What is expected -> Comb the records below for the string "this" and copy each line where it turns up.
— begin Records to use —
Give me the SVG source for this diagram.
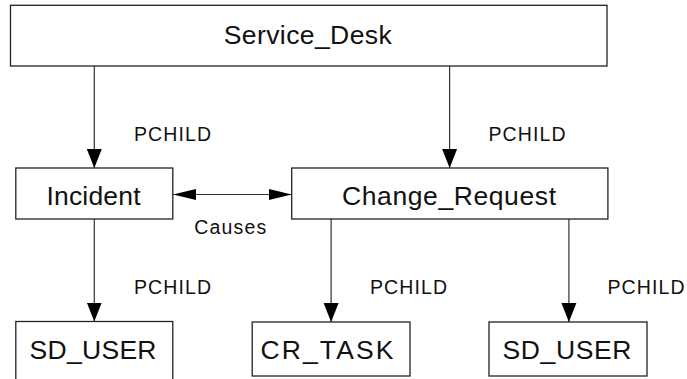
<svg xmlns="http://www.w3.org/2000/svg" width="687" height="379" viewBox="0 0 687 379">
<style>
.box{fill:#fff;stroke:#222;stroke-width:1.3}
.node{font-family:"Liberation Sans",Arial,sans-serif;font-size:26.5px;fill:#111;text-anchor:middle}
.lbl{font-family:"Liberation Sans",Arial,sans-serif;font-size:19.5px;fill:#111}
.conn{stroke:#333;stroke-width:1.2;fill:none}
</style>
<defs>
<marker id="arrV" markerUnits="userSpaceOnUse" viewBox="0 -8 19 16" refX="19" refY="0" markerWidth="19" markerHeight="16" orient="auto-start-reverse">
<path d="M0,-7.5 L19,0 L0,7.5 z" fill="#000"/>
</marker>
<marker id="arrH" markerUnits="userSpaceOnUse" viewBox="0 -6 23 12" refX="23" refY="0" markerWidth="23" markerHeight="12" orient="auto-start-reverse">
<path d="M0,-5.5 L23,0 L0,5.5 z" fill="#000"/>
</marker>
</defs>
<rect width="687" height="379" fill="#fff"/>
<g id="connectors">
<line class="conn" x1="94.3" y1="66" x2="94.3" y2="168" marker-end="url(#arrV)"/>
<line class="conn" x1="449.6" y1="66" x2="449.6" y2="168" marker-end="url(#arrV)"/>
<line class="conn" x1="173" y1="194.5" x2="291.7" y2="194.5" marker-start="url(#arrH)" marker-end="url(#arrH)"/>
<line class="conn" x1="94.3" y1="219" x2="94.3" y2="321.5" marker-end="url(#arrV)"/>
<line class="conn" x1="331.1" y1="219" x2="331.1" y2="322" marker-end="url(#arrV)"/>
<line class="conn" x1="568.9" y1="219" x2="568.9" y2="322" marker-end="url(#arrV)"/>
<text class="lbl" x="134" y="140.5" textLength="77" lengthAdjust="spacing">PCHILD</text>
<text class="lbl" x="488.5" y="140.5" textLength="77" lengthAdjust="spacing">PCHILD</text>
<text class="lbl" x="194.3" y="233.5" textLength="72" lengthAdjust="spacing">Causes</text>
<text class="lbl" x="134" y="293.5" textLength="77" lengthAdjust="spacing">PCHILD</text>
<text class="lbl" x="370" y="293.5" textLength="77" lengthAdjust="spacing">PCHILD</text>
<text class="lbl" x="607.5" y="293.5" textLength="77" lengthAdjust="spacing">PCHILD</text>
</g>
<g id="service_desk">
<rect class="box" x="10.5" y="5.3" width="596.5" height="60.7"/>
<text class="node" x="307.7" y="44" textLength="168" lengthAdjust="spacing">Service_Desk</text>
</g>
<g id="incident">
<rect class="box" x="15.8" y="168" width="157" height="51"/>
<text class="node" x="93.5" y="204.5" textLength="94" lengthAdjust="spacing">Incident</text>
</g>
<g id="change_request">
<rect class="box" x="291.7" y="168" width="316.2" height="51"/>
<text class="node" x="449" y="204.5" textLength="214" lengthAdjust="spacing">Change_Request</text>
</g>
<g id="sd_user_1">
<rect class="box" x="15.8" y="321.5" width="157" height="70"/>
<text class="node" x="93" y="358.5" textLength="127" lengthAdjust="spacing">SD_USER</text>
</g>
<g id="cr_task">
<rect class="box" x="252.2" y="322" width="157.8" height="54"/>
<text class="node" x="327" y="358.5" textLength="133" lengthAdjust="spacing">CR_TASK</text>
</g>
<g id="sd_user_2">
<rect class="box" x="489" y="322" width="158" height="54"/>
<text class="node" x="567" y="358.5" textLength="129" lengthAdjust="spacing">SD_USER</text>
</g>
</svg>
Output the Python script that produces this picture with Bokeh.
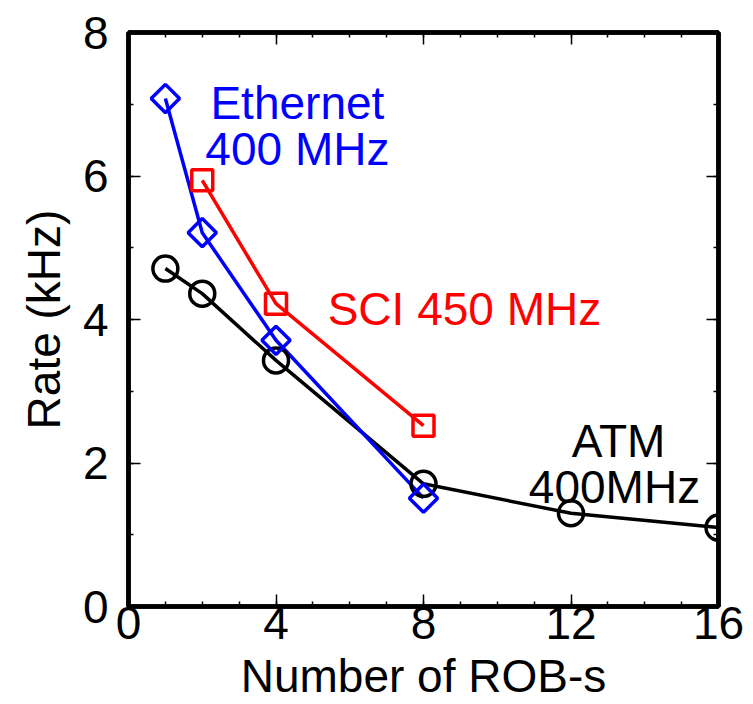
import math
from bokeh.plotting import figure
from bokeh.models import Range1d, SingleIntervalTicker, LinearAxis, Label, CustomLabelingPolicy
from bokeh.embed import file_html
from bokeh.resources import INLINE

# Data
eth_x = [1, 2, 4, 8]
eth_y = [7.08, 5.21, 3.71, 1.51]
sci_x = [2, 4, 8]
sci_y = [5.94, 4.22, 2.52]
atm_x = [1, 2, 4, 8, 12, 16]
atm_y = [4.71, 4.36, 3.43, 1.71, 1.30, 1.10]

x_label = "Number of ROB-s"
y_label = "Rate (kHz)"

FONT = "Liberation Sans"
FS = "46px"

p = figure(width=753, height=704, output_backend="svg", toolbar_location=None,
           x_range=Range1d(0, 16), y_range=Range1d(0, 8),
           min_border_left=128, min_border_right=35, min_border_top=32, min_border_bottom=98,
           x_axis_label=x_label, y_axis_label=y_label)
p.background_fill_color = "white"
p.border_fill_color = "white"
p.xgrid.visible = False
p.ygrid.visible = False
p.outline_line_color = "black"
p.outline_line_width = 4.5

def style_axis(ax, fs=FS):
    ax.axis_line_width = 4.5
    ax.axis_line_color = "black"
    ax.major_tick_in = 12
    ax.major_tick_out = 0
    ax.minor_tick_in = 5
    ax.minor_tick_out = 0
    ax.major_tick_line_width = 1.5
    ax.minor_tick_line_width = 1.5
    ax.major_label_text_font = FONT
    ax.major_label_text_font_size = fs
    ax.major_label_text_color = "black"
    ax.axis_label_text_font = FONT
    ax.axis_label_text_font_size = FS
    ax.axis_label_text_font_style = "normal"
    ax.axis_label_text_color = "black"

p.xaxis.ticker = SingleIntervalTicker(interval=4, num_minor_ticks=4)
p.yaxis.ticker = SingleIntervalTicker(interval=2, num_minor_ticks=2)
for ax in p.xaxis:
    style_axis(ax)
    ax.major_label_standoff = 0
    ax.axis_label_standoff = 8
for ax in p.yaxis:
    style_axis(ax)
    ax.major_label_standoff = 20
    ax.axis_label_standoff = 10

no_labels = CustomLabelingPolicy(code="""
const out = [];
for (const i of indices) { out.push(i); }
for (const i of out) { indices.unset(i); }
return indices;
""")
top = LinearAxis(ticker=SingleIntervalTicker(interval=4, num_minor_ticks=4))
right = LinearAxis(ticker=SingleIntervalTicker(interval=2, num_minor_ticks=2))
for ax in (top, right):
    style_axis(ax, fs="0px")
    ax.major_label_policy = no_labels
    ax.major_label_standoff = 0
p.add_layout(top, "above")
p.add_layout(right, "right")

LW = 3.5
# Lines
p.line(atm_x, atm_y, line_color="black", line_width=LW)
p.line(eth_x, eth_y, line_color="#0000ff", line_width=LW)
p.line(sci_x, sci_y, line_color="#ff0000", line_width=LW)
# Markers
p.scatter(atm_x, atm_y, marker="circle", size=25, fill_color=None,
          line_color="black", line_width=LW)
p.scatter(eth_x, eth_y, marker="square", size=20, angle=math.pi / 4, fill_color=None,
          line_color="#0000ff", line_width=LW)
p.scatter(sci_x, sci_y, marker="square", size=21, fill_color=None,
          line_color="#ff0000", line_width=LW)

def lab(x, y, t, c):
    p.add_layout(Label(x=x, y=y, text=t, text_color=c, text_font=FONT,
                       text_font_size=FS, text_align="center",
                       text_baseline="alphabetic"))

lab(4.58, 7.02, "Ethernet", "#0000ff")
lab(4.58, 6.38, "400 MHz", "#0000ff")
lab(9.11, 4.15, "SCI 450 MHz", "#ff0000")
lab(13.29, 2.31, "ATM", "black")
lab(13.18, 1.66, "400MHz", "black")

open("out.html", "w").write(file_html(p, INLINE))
— end Records to use —
Output ->
Give me the SVG source for this diagram.
Output the Python script that produces this picture with Bokeh.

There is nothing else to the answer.